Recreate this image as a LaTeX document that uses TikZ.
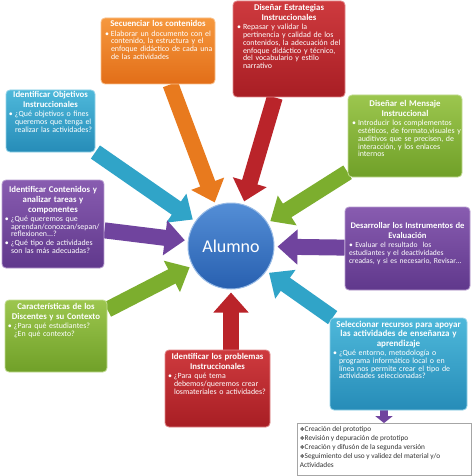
\documentclass[tikz,border=0pt]{standalone}
\usepackage{fontspec}
\setmainfont{Carlito}
\newfontfamily\dejavu{DejaVu Sans}
\usetikzlibrary{arrows.meta}
\pgfdeclarelayer{background}
\pgfsetlayers{background,main}
\definecolor{orT}{RGB}{246,152,62}\definecolor{orB}{RGB}{226,110,24}\definecolor{orA}{RGB}{232,122,30}
\definecolor{rdT}{RGB}{206,58,62}\definecolor{rdB}{RGB}{168,30,36}\definecolor{rdA}{RGB}{186,36,42}
\definecolor{cyT}{RGB}{78,184,218}\definecolor{cyB}{RGB}{38,140,184}\definecolor{cyA}{RGB}{48,164,200}
\definecolor{puT}{RGB}{136,92,176}\definecolor{puB}{RGB}{96,56,140}\definecolor{puA}{RGB}{112,68,158}
\definecolor{grT}{RGB}{156,198,78}\definecolor{grB}{RGB}{112,160,40}\definecolor{grA}{RGB}{124,174,46}
\definecolor{blT}{RGB}{84,142,214}\definecolor{blB}{RGB}{40,96,176}
\newcommand\ttl[2][8.8]{{\centering\fontsize{#1}{9.6}\selectfont\bfseries #2\par}\vspace{1.5pt}}
\newcommand\bul[1]{\noindent\makebox[6pt][l]{•}\begin{tabular}[t]{@{}l@{}}#1\end{tabular}\par}
\newcommand\dia{{\dejavu\fontsize{5.5}{9}\selectfont ❖}}
\tikzset{
  box/.style={rounded corners=4pt, line width=0.8pt, inner sep=0pt},
  txt/.style={anchor=north, inner sep=0pt, text=white, font=\fontsize{7.9}{7.7}\selectfont},
  arr/.style={line width=16pt, -{Triangle[width=34pt,length=20pt]}, shorten >=3pt},
  smallarr/.style={line width=8pt, -{Triangle[width=17pt,length=7pt]}},
}
\begin{document}
\begin{tikzpicture}[x=1pt,y=-1pt]
\useasboundingbox (0,0) rectangle (474,476);
% boxes
\node[box, top color=orT, bottom color=orB, draw=orT!60!white, minimum width=114pt, minimum height=66pt] (seq) at (158,51) {};
\node[box, top color=rdT, bottom color=rdB, draw=rdT!60!white, minimum width=112pt, minimum height=96pt] (est) at (289,49) {};
\node[box, top color=cyT, bottom color=cyB, draw=cyT!60!white, minimum width=89pt, minimum height=62pt] (obj) at (50.5,121) {};
\node[box, top color=puT, bottom color=puB, draw=puT!60!white, minimum width=102pt, minimum height=88pt] (cont) at (53,224) {};
\node[box, top color=grT, bottom color=grB, draw=grT!60!white, minimum width=102pt, minimum height=72pt] (car) at (56,336) {};
\node[box, top color=rdT, bottom color=rdB, draw=rdT!60!white, minimum width=105pt, minimum height=77pt] (prob) at (217.5,388.5) {};
\node[box, top color=grT, bottom color=grB, draw=grT!60!white, minimum width=114pt, minimum height=82pt] (msg) at (405,136) {};
\node[box, top color=puT, bottom color=puB, draw=puT!60!white, minimum width=125pt, minimum height=83pt] (eval) at (407.5,248.5) {};
\node[box, top color=cyT, bottom color=cyB, draw=cyT!60!white, minimum width=137pt, minimum height=92pt] (rec) at (398.5,364) {};
\node[draw=gray!70, line width=0.8pt, fill=white, inner sep=0pt, minimum width=174pt, minimum height=52pt] (list) at (384,449.5) {};
\node[circle, inner sep=0pt, minimum size=86pt, top color=blT, bottom color=blB, draw=blT!60!white, line width=1pt, text=white, font=\fontsize{18}{20}\selectfont] (alumno) at (231,246) {Alumno};
% texts
\node[txt, text width=106pt, yshift=-3pt] at (seq.north) {\ttl{Secuenciar los contenidos}\bul{Elaborar un documento con el\\contenido, la estructura y el\\enfoque didáctico de cada una\\de las actividades}};
\node[txt, text width=104pt, yshift=-4pt] at (est.north) {\ttl{Diseñar Estrategias\\Instruccionales}\bul{Repasar y validar la\\pertinencia y calidad de los\\contenidos, la adecuación del\\enfoque didáctico y técnico,\\del vocabulario y estilo\\narrativo}};
\node[txt, text width=83pt, yshift=-2pt] at (obj.north) {\ttl{Identificar Objetivos\\Instruccionales}\bul{¿Qué objetivos o fines\\queremos que tenga el\\realizar las actividades?}};
\node[txt, text width=96pt, yshift=-7pt] at (cont.north) {\ttl{Identificar Contenidos y\\analizar tareas y\\componentes}\bul{¿Qué queremos que\\aprendan/conozcan/sepan/\\reflexionen...?}\bul{¿Qué tipo de actividades\\son las más adecuadas?}};
\node[txt, text width=96pt, yshift=-4pt] at (car.north) {\ttl{Características de los\\Discentes y su Contexto}\bul{¿Para qué estudiantes?\\¿En qué contexto?}};
\node[txt, text width=99pt, yshift=-4pt] at (prob.north) {\ttl{Identificar los problemas\\Instruccionales}\bul{¿Para qué tema\\debemos/queremos crear\\losmateriales o actividades?}};
\node[txt, text width=106pt, yshift=-6pt] at (msg.north) {\ttl{Diseñar el Mensaje\\Instruccional}\bul{Introducir los complementos\\estéticos, de formato,visuales y\\auditivos que se precisen, de\\interacción, y los enlaces\\internos}};
\node[txt, text width=117pt, yshift=-16pt, font=\fontsize{7.6}{7.7}\selectfont] at (eval.north) {\ttl[8.6]{Desarrollar los Instrumentos de\\Evaluación}\noindent• Evaluar el resultado\ \ los\\estudiantes y el deactividades\\creadas, y si es necesario, Revisar…};
\node[txt, text width=131pt, yshift=-3pt] at (rec.north) {\ttl[9]{Seleccionar recursos para apoyar\\las actividades de enseñanza y\\aprendizaje}\bul{¿Qué entorno, metodología o\\programa informático local o en\\línea nos permite crear el tipo de\\actividades seleccionadas?}};
\node[anchor=north west, inner sep=0pt, align=left, text=black!80, font=\fontsize{7.3}{9}\selectfont] at ([xshift=3pt,yshift=-3pt]list.north west) {\dia Creación del prototipo\\\dia Revisión y depuración de prototipo\\\dia Creación y difusón de la segunda versión\\\dia Seguimiento del uso y validez del material y/o\\Actividades};
% arrows
\begin{pgfonlayer}{background}
\fill[white] (0,0) rectangle (474,476);
\draw[arr, orA] (seq) -- (alumno);
\draw[arr, rdA] (est) -- (alumno);
\draw[arr, cyA] (obj) -- (alumno);
\draw[arr, puA] (cont) -- (alumno);
\draw[arr, grA] (car) -- (alumno);
\draw[arr, rdA] (prob.north -| alumno) -- (alumno);
\draw[arr, grA] (msg) -- (alumno);
\draw[arr, puA] (eval) -- (alumno);
\draw[arr, cyA] (rec) -- (alumno);
\draw[smallarr, puA] (rec.south -| list.north) -- (list.north);
\end{pgfonlayer}
\end{tikzpicture}
\end{document}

^^^^^^^^

> [TASK BRIEF] Output the material word for word, omitting its pictures.

> [EXERCISE ANSWER]
Recreate this image as a LaTeX document that uses TikZ.
\documentclass[tikz,border=0pt]{standalone}
\usepackage{fontspec}
\setmainfont{Carlito}
\newfontfamily\dejavu{DejaVu Sans}
\usetikzlibrary{arrows.meta}
\pgfdeclarelayer{background}
\pgfsetlayers{background,main}
\definecolor{orT}{RGB}{246,152,62}\definecolor{orB}{RGB}{226,110,24}\definecolor{orA}{RGB}{232,122,30}
\definecolor{rdT}{RGB}{206,58,62}\definecolor{rdB}{RGB}{168,30,36}\definecolor{rdA}{RGB}{186,36,42}
\definecolor{cyT}{RGB}{78,184,218}\definecolor{cyB}{RGB}{38,140,184}\definecolor{cyA}{RGB}{48,164,200}
\definecolor{puT}{RGB}{136,92,176}\definecolor{puB}{RGB}{96,56,140}\definecolor{puA}{RGB}{112,68,158}
\definecolor{grT}{RGB}{156,198,78}\definecolor{grB}{RGB}{112,160,40}\definecolor{grA}{RGB}{124,174,46}
\definecolor{blT}{RGB}{84,142,214}\definecolor{blB}{RGB}{40,96,176}
\newcommand\ttl[2][8.8]{{\centering\fontsize{#1}{9.6}\selectfont\bfseries #2\par}\vspace{1.5pt}}
\newcommand\bul[1]{\noindent\makebox[6pt][l]{•}\begin{tabular}[t]{@{}l@{}}#1\end{tabular}\par}
\newcommand\dia{{\dejavu\fontsize{5.5}{9}\selectfont ❖}}
\tikzset{
  box/.style={rounded corners=4pt, line width=0.8pt, inner sep=0pt},
  txt/.style={anchor=north, inner sep=0pt, text=white, font=\fontsize{7.9}{7.7}\selectfont},
  arr/.style={line width=16pt, -{Triangle[width=34pt,length=20pt]}, shorten >=3pt},
  smallarr/.style={line width=8pt, -{Triangle[width=17pt,length=7pt]}},
}
\begin{document}
\begin{tikzpicture}[x=1pt,y=-1pt]
\useasboundingbox (0,0) rectangle (474,476);
% boxes
\node[box, top color=orT, bottom color=orB, draw=orT!60!white, minimum width=114pt, minimum height=66pt] (seq) at (158,51) {};
\node[box, top color=rdT, bottom color=rdB, draw=rdT!60!white, minimum width=112pt, minimum height=96pt] (est) at (289,49) {};
\node[box, top color=cyT, bottom color=cyB, draw=cyT!60!white, minimum width=89pt, minimum height=62pt] (obj) at (50.5,121) {};
\node[box, top color=puT, bottom color=puB, draw=puT!60!white, minimum width=102pt, minimum height=88pt] (cont) at (53,224) {};
\node[box, top color=grT, bottom color=grB, draw=grT!60!white, minimum width=102pt, minimum height=72pt] (car) at (56,336) {};
\node[box, top color=rdT, bottom color=rdB, draw=rdT!60!white, minimum width=105pt, minimum height=77pt] (prob) at (217.5,388.5) {};
\node[box, top color=grT, bottom color=grB, draw=grT!60!white, minimum width=114pt, minimum height=82pt] (msg) at (405,136) {};
\node[box, top color=puT, bottom color=puB, draw=puT!60!white, minimum width=125pt, minimum height=83pt] (eval) at (407.5,248.5) {};
\node[box, top color=cyT, bottom color=cyB, draw=cyT!60!white, minimum width=137pt, minimum height=92pt] (rec) at (398.5,364) {};
\node[draw=gray!70, line width=0.8pt, fill=white, inner sep=0pt, minimum width=174pt, minimum height=52pt] (list) at (384,449.5) {};
\node[circle, inner sep=0pt, minimum size=86pt, top color=blT, bottom color=blB, draw=blT!60!white, line width=1pt, text=white, font=\fontsize{18}{20}\selectfont] (alumno) at (231,246) {Alumno};
% texts
\node[txt, text width=106pt, yshift=-3pt] at (seq.north) {\ttl{Secuenciar los contenidos}\bul{Elaborar un documento con el\\contenido, la estructura y el\\enfoque didáctico de cada una\\de las actividades}};
\node[txt, text width=104pt, yshift=-4pt] at (est.north) {\ttl{Diseñar Estrategias\\Instruccionales}\bul{Repasar y validar la\\pertinencia y calidad de los\\contenidos, la adecuación del\\enfoque didáctico y técnico,\\del vocabulario y estilo\\narrativo}};
\node[txt, text width=83pt, yshift=-2pt] at (obj.north) {\ttl{Identificar Objetivos\\Instruccionales}\bul{¿Qué objetivos o fines\\queremos que tenga el\\realizar las actividades?}};
\node[txt, text width=96pt, yshift=-7pt] at (cont.north) {\ttl{Identificar Contenidos y\\analizar tareas y\\componentes}\bul{¿Qué queremos que\\aprendan/conozcan/sepan/\\reflexionen...?}\bul{¿Qué tipo de actividades\\son las más adecuadas?}};
\node[txt, text width=96pt, yshift=-4pt] at (car.north) {\ttl{Características de los\\Discentes y su Contexto}\bul{¿Para qué estudiantes?\\¿En qué contexto?}};
\node[txt, text width=99pt, yshift=-4pt] at (prob.north) {\ttl{Identificar los problemas\\Instruccionales}\bul{¿Para qué tema\\debemos/queremos crear\\losmateriales o actividades?}};
\node[txt, text width=106pt, yshift=-6pt] at (msg.north) {\ttl{Diseñar el Mensaje\\Instruccional}\bul{Introducir los complementos\\estéticos, de formato,visuales y\\auditivos que se precisen, de\\interacción, y los enlaces\\internos}};
\node[txt, text width=117pt, yshift=-16pt, font=\fontsize{7.6}{7.7}\selectfont] at (eval.north) {\ttl[8.6]{Desarrollar los Instrumentos de\\Evaluación}\noindent• Evaluar el resultado\ \ los\\estudiantes y el deactividades\\creadas, y si es necesario, Revisar…};
\node[txt, text width=131pt, yshift=-3pt] at (rec.north) {\ttl[9]{Seleccionar recursos para apoyar\\las actividades de enseñanza y\\aprendizaje}\bul{¿Qué entorno, metodología o\\programa informático local o en\\línea nos permite crear el tipo de\\actividades seleccionadas?}};
\node[anchor=north west, inner sep=0pt, align=left, text=black!80, font=\fontsize{7.3}{9}\selectfont] at ([xshift=3pt,yshift=-3pt]list.north west) {\dia Creación del prototipo\\\dia Revisión y depuración de prototipo\\\dia Creación y difusón de la segunda versión\\\dia Seguimiento del uso y validez del material y/o\\Actividades};
% arrows
\begin{pgfonlayer}{background}
\fill[white] (0,0) rectangle (474,476);
\draw[arr, orA] (seq) -- (alumno);
\draw[arr, rdA] (est) -- (alumno);
\draw[arr, cyA] (obj) -- (alumno);
\draw[arr, puA] (cont) -- (alumno);
\draw[arr, grA] (car) -- (alumno);
\draw[arr, rdA] (prob.north -| alumno) -- (alumno);
\draw[arr, grA] (msg) -- (alumno);
\draw[arr, puA] (eval) -- (alumno);
\draw[arr, cyA] (rec) -- (alumno);
\draw[smallarr, puA] (rec.south -| list.north) -- (list.north);
\end{pgfonlayer}
\end{tikzpicture}
\end{document}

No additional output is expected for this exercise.